Presentation #501.01 in the session Architectures 2.

Published onJun 20, 2022
Secular chaos in white-dwarf planetary systems: origins of metal pollution and short-period planetary companions

Secular oscillations in multi-planet systems can drive chaotic evolution through non-linear resonant perturbations. Secular chaos tends to excite the eccentricity of the innermost planet or small body to an extreme value, triggering tidal interactions or collision with the central star. We have conducted a numerical study of secular chaos in systems with two outer planets and an inner test particle, with emphasis on the relationship between the planets’ properties and the time-scale of the particle’s chaotic evolution. Our results are relevant to the evolution of planetary systems around white dwarfs (WDs), where secular chaos may drive tidal disruption or high-eccentricity migration of surviving planets or planetesimals. This may explain the origins of atmospheric metal pollution in WDs. We find that secular chaos driven by planets with masses > 10 M and semi-major axes > 10 AU can sustain pollution of the WD over Gyr time-scales. Our simulations predict a trend of metal accretion rate vs. cooling age that is broadly consistent with observations of polluted WDs across the cooling sequence (cooling ages >10 Myr and <8 Gyr).
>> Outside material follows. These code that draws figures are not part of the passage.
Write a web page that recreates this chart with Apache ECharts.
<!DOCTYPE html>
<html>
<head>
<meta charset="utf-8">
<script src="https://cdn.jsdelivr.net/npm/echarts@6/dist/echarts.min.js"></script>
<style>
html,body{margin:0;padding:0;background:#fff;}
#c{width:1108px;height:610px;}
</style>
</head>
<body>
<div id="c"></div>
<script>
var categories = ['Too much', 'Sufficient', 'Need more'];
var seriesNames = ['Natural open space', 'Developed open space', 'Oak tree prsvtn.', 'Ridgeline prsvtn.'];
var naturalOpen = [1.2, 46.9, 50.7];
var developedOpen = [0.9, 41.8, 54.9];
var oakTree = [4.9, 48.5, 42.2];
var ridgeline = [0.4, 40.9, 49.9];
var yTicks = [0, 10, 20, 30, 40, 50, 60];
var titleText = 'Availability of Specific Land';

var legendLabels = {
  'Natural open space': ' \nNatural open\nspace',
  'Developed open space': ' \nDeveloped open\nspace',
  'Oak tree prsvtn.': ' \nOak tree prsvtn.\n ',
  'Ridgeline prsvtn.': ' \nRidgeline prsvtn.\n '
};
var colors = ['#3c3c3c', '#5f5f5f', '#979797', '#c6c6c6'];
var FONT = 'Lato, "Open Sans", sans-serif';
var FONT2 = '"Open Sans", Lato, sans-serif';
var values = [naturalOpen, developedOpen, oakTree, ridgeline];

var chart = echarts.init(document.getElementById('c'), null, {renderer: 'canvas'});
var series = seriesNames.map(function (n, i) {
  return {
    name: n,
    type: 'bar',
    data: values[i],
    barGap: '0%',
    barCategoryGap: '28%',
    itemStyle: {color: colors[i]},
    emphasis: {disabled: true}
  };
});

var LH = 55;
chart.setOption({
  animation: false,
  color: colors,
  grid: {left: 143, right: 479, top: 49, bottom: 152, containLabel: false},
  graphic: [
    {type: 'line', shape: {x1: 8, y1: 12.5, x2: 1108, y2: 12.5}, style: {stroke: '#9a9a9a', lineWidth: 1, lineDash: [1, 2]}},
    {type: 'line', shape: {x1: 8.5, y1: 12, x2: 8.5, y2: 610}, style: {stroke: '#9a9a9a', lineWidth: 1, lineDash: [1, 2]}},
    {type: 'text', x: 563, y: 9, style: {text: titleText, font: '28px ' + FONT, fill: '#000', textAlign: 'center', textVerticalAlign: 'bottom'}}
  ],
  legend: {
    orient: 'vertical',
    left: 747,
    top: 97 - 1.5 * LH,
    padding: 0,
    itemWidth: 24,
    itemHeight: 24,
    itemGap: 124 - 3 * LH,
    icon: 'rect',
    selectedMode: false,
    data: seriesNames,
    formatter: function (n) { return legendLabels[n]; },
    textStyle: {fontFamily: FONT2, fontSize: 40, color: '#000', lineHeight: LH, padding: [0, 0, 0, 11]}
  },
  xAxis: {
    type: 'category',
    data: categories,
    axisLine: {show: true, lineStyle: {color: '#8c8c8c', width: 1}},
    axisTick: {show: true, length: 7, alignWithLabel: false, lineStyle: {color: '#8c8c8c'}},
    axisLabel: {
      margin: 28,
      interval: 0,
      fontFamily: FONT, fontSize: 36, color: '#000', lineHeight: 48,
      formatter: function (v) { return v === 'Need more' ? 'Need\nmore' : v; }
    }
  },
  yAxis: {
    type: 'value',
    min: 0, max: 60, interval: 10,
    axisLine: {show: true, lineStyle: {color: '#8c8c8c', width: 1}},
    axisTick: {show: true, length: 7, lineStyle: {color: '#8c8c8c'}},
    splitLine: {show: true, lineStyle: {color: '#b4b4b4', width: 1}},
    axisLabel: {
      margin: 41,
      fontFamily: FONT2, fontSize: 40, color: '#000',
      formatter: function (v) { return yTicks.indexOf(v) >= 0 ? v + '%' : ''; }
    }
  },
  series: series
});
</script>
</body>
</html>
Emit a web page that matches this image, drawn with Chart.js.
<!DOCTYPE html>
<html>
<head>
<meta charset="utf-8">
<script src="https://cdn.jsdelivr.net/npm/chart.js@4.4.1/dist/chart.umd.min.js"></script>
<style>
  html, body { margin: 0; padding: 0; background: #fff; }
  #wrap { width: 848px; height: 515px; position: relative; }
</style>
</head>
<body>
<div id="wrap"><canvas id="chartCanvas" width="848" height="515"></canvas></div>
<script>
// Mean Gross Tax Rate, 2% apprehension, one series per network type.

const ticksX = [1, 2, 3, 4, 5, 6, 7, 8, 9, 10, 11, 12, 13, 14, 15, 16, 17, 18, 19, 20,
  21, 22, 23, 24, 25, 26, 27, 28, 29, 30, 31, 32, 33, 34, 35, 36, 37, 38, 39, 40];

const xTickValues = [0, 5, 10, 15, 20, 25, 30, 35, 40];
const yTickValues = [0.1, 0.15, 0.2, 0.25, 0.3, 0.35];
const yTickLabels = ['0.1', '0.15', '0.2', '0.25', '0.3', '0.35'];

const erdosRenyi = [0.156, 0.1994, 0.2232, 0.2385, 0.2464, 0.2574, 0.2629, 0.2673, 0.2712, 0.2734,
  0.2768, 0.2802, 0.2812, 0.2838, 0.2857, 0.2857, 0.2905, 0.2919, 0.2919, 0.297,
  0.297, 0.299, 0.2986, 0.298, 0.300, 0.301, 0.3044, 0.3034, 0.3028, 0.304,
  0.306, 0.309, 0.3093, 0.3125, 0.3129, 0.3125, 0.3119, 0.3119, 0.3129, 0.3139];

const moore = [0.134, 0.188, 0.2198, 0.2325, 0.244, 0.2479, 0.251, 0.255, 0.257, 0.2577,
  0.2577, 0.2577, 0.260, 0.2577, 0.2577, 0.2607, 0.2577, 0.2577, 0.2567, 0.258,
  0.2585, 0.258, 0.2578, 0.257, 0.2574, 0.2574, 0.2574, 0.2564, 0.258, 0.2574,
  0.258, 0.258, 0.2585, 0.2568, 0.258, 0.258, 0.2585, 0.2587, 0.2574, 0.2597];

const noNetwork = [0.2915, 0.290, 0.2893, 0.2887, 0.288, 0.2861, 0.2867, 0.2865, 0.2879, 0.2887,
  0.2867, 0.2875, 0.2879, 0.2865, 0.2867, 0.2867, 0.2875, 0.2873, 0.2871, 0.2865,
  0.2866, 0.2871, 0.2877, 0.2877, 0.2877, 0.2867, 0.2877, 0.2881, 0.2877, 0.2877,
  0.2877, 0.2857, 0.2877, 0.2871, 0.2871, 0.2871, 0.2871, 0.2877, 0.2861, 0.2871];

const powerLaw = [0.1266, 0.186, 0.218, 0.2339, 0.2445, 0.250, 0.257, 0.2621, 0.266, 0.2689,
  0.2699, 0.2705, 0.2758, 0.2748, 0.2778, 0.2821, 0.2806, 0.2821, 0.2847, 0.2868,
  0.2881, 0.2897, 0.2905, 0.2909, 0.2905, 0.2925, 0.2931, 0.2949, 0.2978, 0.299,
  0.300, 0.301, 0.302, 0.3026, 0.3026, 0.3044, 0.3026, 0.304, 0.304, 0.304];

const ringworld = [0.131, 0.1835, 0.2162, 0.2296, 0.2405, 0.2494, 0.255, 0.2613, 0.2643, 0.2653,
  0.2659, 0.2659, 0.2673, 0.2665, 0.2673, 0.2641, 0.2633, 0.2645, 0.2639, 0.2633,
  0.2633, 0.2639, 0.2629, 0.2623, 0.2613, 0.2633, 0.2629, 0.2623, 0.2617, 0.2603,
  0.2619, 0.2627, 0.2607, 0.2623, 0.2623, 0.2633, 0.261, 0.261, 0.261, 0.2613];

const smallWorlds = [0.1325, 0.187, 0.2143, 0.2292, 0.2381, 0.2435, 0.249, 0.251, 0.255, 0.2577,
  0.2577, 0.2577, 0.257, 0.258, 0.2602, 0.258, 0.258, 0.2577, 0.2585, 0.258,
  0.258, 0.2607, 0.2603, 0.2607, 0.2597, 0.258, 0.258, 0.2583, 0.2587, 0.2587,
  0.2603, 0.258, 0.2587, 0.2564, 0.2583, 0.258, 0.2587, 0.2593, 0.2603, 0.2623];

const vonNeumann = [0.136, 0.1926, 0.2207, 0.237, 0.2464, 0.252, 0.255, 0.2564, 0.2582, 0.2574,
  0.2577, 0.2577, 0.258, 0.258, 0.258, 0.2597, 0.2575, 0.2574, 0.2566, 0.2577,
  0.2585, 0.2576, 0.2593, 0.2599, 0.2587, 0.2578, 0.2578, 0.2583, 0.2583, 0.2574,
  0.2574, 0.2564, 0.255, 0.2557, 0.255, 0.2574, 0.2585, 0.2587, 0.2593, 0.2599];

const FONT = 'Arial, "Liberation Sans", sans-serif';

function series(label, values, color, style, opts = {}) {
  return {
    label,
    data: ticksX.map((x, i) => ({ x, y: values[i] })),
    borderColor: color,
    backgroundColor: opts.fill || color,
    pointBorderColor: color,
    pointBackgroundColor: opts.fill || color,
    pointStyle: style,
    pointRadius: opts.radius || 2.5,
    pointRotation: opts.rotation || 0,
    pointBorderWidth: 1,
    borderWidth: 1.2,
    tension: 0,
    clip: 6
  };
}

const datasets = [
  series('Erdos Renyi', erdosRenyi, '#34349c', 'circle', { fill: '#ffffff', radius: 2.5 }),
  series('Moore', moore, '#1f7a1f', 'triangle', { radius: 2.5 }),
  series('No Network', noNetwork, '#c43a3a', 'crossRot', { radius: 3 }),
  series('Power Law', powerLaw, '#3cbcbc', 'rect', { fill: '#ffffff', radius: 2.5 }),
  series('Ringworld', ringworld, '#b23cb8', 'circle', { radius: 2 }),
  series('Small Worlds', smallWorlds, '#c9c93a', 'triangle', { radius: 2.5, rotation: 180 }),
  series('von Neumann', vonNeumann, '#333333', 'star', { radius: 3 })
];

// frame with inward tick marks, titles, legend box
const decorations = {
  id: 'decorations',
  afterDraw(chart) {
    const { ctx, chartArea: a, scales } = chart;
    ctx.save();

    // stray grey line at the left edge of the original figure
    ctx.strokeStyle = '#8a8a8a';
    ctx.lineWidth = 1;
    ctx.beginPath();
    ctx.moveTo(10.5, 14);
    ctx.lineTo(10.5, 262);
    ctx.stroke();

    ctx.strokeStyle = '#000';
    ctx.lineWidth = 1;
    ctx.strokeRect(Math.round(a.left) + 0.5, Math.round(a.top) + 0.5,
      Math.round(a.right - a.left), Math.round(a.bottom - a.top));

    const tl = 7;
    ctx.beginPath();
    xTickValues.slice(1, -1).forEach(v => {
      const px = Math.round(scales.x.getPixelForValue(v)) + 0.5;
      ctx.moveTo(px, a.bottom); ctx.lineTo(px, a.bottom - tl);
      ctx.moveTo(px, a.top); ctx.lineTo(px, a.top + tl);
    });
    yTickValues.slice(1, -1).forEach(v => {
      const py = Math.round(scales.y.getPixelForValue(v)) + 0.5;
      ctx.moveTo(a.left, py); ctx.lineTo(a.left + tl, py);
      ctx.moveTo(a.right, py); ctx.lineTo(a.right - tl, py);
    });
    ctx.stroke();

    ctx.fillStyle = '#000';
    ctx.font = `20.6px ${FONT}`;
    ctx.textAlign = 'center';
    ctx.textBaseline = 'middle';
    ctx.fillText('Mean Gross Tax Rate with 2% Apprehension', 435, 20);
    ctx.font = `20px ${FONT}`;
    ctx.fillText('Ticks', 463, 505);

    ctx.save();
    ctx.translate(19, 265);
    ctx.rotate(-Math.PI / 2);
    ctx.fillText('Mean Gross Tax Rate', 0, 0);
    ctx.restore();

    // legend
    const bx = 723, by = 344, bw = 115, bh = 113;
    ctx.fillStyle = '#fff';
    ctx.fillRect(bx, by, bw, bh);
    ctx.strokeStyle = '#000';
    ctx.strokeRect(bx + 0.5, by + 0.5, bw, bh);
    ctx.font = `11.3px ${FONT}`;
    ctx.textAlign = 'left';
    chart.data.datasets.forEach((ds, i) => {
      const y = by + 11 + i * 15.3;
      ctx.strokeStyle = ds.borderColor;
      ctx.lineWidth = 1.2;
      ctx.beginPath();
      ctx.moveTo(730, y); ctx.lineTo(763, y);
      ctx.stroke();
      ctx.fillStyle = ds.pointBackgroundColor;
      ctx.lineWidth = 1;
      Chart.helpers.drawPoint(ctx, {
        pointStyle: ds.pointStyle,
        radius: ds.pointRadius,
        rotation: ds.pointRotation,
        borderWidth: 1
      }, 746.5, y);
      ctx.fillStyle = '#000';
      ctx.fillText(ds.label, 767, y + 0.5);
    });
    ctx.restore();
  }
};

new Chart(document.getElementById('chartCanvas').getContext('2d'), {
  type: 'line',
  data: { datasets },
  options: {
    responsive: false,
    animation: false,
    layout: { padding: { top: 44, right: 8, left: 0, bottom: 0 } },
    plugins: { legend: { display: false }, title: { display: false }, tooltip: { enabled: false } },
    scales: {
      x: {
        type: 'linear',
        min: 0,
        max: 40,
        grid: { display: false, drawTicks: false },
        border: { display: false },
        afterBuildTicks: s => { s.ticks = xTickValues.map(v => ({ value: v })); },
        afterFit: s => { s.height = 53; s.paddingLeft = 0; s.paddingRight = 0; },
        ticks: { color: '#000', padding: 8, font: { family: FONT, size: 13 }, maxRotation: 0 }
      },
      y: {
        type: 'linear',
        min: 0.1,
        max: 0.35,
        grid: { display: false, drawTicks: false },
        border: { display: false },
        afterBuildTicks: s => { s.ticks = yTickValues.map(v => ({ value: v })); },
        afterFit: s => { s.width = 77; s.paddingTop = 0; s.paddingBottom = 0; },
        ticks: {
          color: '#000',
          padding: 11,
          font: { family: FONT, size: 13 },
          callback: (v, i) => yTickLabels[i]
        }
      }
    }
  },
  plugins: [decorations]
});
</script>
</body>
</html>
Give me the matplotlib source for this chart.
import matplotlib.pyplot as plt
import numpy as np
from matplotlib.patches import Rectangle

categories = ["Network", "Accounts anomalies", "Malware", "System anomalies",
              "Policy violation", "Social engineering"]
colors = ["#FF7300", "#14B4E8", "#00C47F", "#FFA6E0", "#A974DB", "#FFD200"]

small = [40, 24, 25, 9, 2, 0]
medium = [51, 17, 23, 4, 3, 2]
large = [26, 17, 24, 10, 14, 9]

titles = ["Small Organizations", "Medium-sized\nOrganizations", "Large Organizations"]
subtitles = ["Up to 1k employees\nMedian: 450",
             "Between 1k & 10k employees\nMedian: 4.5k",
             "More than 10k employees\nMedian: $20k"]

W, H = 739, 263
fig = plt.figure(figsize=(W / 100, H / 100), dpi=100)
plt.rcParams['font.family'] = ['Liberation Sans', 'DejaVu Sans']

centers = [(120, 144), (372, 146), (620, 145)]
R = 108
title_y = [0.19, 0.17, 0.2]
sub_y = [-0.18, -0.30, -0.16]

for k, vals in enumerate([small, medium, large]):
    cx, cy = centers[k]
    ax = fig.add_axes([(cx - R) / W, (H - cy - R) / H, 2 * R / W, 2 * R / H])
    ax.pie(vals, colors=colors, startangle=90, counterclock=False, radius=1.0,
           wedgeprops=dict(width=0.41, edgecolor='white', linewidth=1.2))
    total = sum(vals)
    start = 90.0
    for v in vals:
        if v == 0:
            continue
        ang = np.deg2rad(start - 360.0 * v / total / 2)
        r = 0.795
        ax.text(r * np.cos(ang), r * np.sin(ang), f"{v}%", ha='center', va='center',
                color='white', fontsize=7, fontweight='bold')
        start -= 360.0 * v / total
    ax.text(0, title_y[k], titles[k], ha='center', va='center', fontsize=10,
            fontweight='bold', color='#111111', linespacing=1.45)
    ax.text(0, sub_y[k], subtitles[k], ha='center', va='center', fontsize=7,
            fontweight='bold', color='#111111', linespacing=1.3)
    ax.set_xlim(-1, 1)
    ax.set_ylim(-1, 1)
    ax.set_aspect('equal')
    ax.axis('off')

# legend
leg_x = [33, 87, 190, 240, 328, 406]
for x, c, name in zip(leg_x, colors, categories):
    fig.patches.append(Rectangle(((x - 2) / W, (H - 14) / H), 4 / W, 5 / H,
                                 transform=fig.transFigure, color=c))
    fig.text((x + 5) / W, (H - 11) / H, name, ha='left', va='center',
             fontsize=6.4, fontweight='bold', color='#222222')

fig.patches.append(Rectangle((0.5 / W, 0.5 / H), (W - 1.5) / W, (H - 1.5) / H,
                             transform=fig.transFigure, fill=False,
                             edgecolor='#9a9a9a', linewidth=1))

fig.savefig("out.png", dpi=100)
Thus, we are able to constrain the mass of a surviving planetesimal belt that is the source of pollution in our scenario. Based on the occurrence rates of long-period giant exoplanets, we find that secular chaos could explain a large fraction of solitary polluted WDs, provided that inner planetesimal belts are also common. Secular chaos may also explain the surviving short-period planets and planetesimals discovered around WDs in recent years, in concert with various circularization mechanisms. The long-period exoplanets driving secular chaos around WDs could be detected soon by direct imaging or microlensing surveys.